Choices of love and time in Hannah Moscovitch’s Infinity

A man works at his laptop

Ryan Parker in Infinity by Hannah Moscovitch. Photo Credit: Ian Jackson/EPIC Photography

For theatre-goers, the contradictory ideas that time is both real and a construct are on display every time we’re at the theatre. We can traverse 200 years in a play and yet emerge from the theatre three and a half hours later.

This idea that time is both malleable and fixed is at the centre of Hannah Moscovitch’s Infinity, which makes it’s Western Canadian première as the finalé of Theatre Network’s 2017/2018 season. As Hannah says in an interview published in the show’s program, the play is a result of Ross Manson and Volcano‘s commission asking her to write a play about time. To do so, she found her focus on “the relationship between time and ambition, time and love, and time and death”.

At the centre of Infinity are three characters passionate to the point of obsession about their chosen field: physicist Elliot (Ryan Parker), violinist Carmen (Larissa Pohoreski), and mathematician Sarah Jean (Cayley Thomas). All three are most alive when speaking about and working in their respective fields, and yet all fight loneliness by reaching out for love that they reciprocate to varying degrees of success.

To start the play, we encounter the distraught and confused Sarah Jean who joins us from a funeral but is more preoccupied with trying to prove that she is not, as her friend has said, fucked up about love. That she’s normal. She launches into a series of stories to prove her point, that really are more snippets of sexual encounters with men who express love to her, but which she doesn’t really tell us about her reciprocation of it.

A young girl looks at her father with her mother beside her

Ryan Parker, Cayley Thomas & Larissa Pohoreski in Infinity by Hannah Moscovitch. Photo Credit: Ian Jackson/EPIC Photography

Interspersed with Sarah Jean’s attempts to convince us that she has been in a totally normal loving relationship, we see the evolution of Elliot and Carmen’s love story. When the two meet at a party, he tells her she’s the prettiest woman there, she tells him she just broke up with her fiancé and can offer him a ratio of 20 minutes of sex to 45 minutes of crying. The two begin a relationship that is accelerated by carrying an unplanned pregnancy to term. Over the course of the play, the stories of Sarah Jean and Elliot & Carmen start to intersect. Elliot and Carmen’s marriage is one filled with more unhappiness than happiness – or at least that’s what we’re shown on stage. Both being obsessive about their field of study, parental duties mean that the family cannot be simultaneously happy – either one or both parents are torn away from their work by parenting a child who ends up being equally talented at string theory and string instruments.

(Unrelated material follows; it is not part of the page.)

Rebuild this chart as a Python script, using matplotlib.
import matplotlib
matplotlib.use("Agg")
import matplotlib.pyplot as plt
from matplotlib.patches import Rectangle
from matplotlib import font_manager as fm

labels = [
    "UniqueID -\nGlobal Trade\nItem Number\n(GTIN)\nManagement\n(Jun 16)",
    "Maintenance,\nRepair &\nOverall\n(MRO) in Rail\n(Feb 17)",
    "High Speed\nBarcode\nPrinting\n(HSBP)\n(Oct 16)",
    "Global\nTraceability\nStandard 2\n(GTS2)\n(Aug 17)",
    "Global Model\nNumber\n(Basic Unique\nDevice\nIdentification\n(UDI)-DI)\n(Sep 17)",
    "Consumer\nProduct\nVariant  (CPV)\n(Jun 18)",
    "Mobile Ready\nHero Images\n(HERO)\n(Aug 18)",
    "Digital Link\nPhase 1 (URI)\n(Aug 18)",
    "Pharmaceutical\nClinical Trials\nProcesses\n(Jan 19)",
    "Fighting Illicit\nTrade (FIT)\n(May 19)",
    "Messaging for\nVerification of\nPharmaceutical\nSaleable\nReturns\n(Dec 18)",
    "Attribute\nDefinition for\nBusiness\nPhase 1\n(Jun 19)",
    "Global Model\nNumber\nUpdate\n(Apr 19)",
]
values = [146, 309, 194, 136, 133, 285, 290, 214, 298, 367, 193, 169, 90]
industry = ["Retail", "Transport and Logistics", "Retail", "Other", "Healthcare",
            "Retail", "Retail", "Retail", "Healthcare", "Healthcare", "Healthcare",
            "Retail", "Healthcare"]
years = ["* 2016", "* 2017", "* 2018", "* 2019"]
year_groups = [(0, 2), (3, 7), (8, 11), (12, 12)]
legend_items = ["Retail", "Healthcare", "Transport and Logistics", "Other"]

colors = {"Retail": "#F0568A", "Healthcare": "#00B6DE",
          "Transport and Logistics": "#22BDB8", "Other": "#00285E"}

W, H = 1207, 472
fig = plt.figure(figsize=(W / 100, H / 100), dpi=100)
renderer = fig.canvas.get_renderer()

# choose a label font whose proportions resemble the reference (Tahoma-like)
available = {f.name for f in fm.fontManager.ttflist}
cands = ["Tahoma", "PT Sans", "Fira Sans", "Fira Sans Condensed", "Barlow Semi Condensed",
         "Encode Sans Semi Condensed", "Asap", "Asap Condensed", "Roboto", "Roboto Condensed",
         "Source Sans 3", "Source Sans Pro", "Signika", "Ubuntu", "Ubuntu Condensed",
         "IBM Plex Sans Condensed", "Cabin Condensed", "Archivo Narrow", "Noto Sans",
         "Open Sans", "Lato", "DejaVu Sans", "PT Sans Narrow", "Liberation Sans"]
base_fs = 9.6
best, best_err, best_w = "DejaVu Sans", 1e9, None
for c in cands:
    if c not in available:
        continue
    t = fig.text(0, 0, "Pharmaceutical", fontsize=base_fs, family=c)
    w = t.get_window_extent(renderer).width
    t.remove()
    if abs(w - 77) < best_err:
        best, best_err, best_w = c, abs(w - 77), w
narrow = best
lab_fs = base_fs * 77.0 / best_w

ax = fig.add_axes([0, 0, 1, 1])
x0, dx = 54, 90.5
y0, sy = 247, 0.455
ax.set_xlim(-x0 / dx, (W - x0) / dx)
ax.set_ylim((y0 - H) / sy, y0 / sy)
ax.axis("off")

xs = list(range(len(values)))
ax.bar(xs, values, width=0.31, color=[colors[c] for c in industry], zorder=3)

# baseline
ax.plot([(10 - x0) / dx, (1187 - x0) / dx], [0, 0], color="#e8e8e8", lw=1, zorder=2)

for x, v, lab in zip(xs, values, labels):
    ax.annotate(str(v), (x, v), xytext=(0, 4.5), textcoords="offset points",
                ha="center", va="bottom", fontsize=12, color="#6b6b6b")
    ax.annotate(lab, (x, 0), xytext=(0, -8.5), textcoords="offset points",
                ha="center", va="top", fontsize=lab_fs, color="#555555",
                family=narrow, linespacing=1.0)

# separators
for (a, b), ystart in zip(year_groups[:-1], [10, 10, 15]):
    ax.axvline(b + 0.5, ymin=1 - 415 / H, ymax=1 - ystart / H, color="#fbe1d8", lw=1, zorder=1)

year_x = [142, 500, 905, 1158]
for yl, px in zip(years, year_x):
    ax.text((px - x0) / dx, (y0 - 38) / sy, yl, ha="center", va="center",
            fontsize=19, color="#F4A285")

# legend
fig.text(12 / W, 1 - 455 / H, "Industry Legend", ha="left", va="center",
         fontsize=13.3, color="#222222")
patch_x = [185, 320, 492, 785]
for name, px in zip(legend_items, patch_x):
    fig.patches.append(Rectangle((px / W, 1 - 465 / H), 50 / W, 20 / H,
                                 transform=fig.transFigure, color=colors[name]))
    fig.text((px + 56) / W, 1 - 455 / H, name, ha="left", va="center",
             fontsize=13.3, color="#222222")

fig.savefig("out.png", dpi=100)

Scene changes are punctuated by haunting violin music written by Njo Kong Kie and performed by Lariss Pohoreski. The play itself is somewhat discontinuous, taking passing months or years by leaps and bounds with each scene change. The fits and starts the play is told in mirrors the disconnection between all three characters. The action of the play revolves around the characters’ search for love and belief that they have it in one another even while they continuously hurt each other (whether on purpose or not).

As Elliot, Ryan Parker brings to life Elliot’s complex relationship with his subject matter: while his passion for theoretical physics is apparent, so too is his underlying drive to prove to the world and his mother that she made the right decision not to abort him as a fetus. The role of Carmen is a difficult one – I wish the role had been written as a fuller character, rather than just how Carmen exists in relation to Elliot and Sarah Jean. Larissa admirably performs Carmen’s attempts to run away from the pervasive loneliness and feelings of inadequacy that began in childhood and drive her decisions. There were some moments of true connection between Elliot and Carmen, but I wish I could have seen the underlying love the two characters had for one another more often in the play. Instead, I mostly felt the primal fear of failure that drove Elliot and Carmen into each other’s arms, despite the themes of the play telling me that it was love that was keeping them there.

As Sarah Jean, Cayley Thomas portrays the difficult position many find themselves in – being torn between wanting to be normal versus expressing one’s talents; trusting your brain versus trusting your gut; choosing intellect or emotion. As a young woman, trying to navigate these choices, Cayley perfectly portrays the enigma that is the millennial experience.

Ultimately, whether you believe love, time or any other abstract concept is real is key to how you interact with the world and those in it. Infinity shows that belief is one we each must make for ourselves.

Infinity runs at The Roxy on Gateway until May 6. Tickets are $26 – $30 through the Theatre Network box office. Special events include two-for-one ticket Tuesdays on April 24 and May 1 and a talk-back with the cast on Saturday, April 28.